* **DESCRIPTION OF THE TASK**
Set down the material exactly as given, please, from its first line through the line that includes "42.46, 43.4, 44.32];".

* **ENTRIES SUPPLIED**

_ _ _ _ _ _ _

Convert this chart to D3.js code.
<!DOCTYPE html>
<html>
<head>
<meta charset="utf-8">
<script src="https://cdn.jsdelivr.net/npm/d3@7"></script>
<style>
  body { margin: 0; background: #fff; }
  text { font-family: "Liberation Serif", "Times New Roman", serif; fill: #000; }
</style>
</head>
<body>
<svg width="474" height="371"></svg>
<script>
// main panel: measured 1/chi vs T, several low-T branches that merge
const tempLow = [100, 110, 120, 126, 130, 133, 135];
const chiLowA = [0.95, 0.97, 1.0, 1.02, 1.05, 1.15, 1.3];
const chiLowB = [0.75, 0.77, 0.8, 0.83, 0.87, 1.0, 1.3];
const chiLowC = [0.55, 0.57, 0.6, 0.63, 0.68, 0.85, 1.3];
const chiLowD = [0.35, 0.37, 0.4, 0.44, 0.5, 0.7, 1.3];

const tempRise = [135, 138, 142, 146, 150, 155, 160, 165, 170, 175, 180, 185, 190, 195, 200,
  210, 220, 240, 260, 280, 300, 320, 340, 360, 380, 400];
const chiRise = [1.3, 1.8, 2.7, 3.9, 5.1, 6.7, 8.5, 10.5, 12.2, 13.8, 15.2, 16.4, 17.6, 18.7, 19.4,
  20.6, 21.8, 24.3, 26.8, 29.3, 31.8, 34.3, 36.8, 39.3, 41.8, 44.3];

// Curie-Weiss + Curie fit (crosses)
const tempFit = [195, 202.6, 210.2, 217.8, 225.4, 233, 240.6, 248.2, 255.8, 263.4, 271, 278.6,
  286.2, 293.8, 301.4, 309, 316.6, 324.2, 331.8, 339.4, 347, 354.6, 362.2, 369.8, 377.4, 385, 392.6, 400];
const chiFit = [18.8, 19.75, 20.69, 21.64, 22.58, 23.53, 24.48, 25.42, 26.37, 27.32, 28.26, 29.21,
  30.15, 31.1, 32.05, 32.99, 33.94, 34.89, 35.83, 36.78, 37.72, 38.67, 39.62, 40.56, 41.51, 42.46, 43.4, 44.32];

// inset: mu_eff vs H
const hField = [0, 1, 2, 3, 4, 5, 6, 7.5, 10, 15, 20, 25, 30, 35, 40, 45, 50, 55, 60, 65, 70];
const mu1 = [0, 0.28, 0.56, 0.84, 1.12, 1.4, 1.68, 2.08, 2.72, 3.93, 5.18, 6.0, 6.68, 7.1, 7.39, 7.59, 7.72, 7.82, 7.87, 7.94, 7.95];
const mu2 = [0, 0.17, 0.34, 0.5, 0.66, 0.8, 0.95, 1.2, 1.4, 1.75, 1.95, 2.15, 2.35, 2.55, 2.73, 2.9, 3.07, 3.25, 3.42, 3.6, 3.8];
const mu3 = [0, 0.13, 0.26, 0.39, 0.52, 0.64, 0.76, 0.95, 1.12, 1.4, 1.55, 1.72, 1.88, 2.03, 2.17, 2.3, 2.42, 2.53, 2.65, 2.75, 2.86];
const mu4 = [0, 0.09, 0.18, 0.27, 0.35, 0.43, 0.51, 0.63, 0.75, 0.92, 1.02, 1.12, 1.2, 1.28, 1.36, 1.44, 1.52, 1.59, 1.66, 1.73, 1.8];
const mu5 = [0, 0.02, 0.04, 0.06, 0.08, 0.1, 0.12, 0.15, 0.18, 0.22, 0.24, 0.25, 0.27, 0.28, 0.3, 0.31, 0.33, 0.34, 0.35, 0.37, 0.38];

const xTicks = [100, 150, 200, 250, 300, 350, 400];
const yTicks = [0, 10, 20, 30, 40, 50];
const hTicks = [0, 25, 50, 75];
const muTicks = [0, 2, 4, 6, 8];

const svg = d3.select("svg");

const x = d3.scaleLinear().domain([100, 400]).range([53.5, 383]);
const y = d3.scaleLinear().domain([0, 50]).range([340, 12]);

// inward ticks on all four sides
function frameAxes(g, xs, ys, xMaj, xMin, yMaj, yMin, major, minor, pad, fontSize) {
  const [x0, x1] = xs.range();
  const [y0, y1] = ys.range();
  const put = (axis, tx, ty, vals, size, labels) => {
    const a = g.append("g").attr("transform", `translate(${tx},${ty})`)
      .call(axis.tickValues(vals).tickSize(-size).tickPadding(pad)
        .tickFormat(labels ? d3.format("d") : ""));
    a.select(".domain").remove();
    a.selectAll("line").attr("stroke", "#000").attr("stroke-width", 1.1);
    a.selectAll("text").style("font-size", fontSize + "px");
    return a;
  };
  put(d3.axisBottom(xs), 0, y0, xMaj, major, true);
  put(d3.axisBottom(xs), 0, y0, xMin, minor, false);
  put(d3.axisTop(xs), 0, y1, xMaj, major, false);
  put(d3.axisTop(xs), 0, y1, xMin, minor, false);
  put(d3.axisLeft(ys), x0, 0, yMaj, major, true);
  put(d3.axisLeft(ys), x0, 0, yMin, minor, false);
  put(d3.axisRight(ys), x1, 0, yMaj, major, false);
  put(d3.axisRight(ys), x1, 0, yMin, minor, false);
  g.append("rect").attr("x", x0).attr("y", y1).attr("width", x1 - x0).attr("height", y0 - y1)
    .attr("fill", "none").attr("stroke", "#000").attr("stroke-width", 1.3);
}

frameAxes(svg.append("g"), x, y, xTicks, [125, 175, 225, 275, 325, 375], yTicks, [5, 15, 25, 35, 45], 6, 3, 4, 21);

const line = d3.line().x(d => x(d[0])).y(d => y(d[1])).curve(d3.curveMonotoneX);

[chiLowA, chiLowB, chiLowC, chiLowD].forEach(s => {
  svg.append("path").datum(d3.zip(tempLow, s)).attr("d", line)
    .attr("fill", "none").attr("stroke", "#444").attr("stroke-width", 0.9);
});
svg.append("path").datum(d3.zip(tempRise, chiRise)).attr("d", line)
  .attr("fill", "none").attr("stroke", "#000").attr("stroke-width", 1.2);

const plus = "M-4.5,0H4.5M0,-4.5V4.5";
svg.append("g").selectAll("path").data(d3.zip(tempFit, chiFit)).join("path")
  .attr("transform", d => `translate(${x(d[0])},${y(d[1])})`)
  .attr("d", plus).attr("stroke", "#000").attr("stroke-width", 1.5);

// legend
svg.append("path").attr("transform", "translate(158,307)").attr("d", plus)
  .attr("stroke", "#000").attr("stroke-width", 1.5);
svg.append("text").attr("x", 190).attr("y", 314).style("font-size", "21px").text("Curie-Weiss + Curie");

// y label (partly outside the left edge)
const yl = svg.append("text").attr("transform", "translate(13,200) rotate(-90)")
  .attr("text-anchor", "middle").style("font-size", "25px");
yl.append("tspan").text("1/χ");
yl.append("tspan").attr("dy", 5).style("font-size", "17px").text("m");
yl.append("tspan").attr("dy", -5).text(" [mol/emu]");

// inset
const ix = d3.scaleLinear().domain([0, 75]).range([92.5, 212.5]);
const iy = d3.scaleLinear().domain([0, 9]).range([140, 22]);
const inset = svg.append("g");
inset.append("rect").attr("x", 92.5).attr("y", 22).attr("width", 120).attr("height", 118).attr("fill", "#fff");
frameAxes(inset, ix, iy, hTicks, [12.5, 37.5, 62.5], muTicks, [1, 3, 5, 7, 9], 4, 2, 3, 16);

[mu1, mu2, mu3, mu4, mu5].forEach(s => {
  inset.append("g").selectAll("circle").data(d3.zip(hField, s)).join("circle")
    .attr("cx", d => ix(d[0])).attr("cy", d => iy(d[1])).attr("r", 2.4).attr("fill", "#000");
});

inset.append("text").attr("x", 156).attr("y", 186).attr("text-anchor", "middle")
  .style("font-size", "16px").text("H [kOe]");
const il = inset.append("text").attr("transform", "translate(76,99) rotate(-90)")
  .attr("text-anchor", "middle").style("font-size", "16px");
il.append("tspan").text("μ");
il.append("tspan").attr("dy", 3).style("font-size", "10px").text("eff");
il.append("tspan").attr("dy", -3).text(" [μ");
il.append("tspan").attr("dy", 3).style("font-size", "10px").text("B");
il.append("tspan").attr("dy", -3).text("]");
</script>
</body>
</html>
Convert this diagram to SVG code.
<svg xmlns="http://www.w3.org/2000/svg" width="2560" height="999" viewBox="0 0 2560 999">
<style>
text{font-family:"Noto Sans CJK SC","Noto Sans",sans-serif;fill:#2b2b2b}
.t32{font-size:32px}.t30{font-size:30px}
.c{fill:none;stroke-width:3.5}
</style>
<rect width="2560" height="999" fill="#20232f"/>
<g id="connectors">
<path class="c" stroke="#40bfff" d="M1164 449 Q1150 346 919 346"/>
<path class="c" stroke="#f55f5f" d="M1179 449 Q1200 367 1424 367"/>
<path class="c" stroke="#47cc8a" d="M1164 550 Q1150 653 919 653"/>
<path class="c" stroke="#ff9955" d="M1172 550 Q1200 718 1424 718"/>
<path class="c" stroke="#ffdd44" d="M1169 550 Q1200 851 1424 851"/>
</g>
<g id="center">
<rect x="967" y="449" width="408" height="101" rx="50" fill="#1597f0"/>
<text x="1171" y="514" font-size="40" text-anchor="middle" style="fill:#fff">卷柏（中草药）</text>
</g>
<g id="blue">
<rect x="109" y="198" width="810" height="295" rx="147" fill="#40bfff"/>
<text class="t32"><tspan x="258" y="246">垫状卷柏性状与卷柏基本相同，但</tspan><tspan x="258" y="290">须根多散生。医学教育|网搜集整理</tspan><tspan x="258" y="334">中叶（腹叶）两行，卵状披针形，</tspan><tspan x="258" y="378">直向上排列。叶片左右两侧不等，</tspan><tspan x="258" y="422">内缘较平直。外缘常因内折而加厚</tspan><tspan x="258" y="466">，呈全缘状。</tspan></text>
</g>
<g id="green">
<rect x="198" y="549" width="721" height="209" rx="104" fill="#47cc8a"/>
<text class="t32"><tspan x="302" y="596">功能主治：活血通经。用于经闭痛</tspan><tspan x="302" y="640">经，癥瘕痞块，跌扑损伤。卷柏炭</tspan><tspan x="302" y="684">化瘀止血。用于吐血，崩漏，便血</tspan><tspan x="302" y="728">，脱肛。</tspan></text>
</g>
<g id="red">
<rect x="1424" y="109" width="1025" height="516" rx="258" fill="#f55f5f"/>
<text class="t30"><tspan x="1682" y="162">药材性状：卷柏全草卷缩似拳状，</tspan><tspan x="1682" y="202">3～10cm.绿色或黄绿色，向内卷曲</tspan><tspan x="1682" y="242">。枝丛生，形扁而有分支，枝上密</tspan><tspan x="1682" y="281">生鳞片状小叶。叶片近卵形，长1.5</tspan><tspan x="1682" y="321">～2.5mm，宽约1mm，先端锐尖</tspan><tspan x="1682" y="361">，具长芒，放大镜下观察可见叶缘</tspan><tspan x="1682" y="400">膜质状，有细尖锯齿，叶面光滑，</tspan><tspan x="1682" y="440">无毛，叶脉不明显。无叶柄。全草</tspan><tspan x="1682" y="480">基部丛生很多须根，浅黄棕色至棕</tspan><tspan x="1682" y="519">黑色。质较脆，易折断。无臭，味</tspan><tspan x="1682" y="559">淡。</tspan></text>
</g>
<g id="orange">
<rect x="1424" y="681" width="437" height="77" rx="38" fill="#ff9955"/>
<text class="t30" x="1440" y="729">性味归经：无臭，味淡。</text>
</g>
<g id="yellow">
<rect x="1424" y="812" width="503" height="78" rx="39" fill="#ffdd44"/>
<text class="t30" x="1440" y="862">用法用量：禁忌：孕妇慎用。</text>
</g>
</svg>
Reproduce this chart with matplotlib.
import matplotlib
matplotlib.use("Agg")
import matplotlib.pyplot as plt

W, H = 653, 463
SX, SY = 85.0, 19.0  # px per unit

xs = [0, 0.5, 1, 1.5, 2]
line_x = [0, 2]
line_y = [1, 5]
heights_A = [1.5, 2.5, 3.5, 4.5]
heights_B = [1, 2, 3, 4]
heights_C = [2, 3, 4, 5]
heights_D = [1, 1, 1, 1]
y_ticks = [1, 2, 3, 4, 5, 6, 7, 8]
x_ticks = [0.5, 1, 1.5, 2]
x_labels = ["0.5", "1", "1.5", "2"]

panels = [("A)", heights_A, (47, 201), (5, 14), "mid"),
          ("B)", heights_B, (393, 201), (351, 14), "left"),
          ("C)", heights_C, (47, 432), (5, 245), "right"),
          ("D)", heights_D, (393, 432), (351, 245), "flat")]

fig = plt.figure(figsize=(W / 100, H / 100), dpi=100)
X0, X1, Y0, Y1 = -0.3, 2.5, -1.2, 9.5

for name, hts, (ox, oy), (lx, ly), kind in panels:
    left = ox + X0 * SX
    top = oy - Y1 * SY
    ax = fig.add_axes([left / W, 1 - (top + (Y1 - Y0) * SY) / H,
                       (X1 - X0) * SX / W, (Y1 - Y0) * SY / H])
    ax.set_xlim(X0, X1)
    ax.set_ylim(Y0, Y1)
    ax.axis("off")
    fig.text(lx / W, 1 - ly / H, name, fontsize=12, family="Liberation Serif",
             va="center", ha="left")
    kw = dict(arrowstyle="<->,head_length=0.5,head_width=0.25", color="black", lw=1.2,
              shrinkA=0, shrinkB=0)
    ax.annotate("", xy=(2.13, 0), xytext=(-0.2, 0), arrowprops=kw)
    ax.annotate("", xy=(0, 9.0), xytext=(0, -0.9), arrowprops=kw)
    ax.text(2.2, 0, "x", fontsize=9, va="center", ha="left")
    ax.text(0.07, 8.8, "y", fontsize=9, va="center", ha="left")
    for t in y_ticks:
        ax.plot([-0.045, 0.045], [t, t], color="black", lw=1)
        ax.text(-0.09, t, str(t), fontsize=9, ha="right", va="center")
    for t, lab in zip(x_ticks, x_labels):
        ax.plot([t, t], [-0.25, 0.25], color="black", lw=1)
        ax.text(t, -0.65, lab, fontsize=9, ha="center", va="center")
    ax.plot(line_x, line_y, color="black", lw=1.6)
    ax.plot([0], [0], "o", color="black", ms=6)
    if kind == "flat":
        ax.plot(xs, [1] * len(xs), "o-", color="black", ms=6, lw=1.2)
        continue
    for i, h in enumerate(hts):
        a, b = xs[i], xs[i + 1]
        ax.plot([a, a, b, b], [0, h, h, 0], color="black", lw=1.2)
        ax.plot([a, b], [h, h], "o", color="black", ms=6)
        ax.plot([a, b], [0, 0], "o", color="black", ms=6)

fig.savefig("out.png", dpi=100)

_ _ _ _ _ _ _

* **FINISHED TASK**
Convert this chart to D3.js code.
<!DOCTYPE html>
<html>
<head>
<meta charset="utf-8">
<script src="https://cdn.jsdelivr.net/npm/d3@7"></script>
<style>
  body { margin: 0; background: #fff; }
  text { font-family: "Liberation Serif", "Times New Roman", serif; fill: #000; }
</style>
</head>
<body>
<svg width="474" height="371"></svg>
<script>
// main panel: measured 1/chi vs T, several low-T branches that merge
const tempLow = [100, 110, 120, 126, 130, 133, 135];
const chiLowA = [0.95, 0.97, 1.0, 1.02, 1.05, 1.15, 1.3];
const chiLowB = [0.75, 0.77, 0.8, 0.83, 0.87, 1.0, 1.3];
const chiLowC = [0.55, 0.57, 0.6, 0.63, 0.68, 0.85, 1.3];
const chiLowD = [0.35, 0.37, 0.4, 0.44, 0.5, 0.7, 1.3];

const tempRise = [135, 138, 142, 146, 150, 155, 160, 165, 170, 175, 180, 185, 190, 195, 200,
  210, 220, 240, 260, 280, 300, 320, 340, 360, 380, 400];
const chiRise = [1.3, 1.8, 2.7, 3.9, 5.1, 6.7, 8.5, 10.5, 12.2, 13.8, 15.2, 16.4, 17.6, 18.7, 19.4,
  20.6, 21.8, 24.3, 26.8, 29.3, 31.8, 34.3, 36.8, 39.3, 41.8, 44.3];

// Curie-Weiss + Curie fit (crosses)
const tempFit = [195, 202.6, 210.2, 217.8, 225.4, 233, 240.6, 248.2, 255.8, 263.4, 271, 278.6,
  286.2, 293.8, 301.4, 309, 316.6, 324.2, 331.8, 339.4, 347, 354.6, 362.2, 369.8, 377.4, 385, 392.6, 400];
const chiFit = [18.8, 19.75, 20.69, 21.64, 22.58, 23.53, 24.48, 25.42, 26.37, 27.32, 28.26, 29.21,
  30.15, 31.1, 32.05, 32.99, 33.94, 34.89, 35.83, 36.78, 37.72, 38.67, 39.62, 40.56, 41.51, 42.46, 43.4, 44.32];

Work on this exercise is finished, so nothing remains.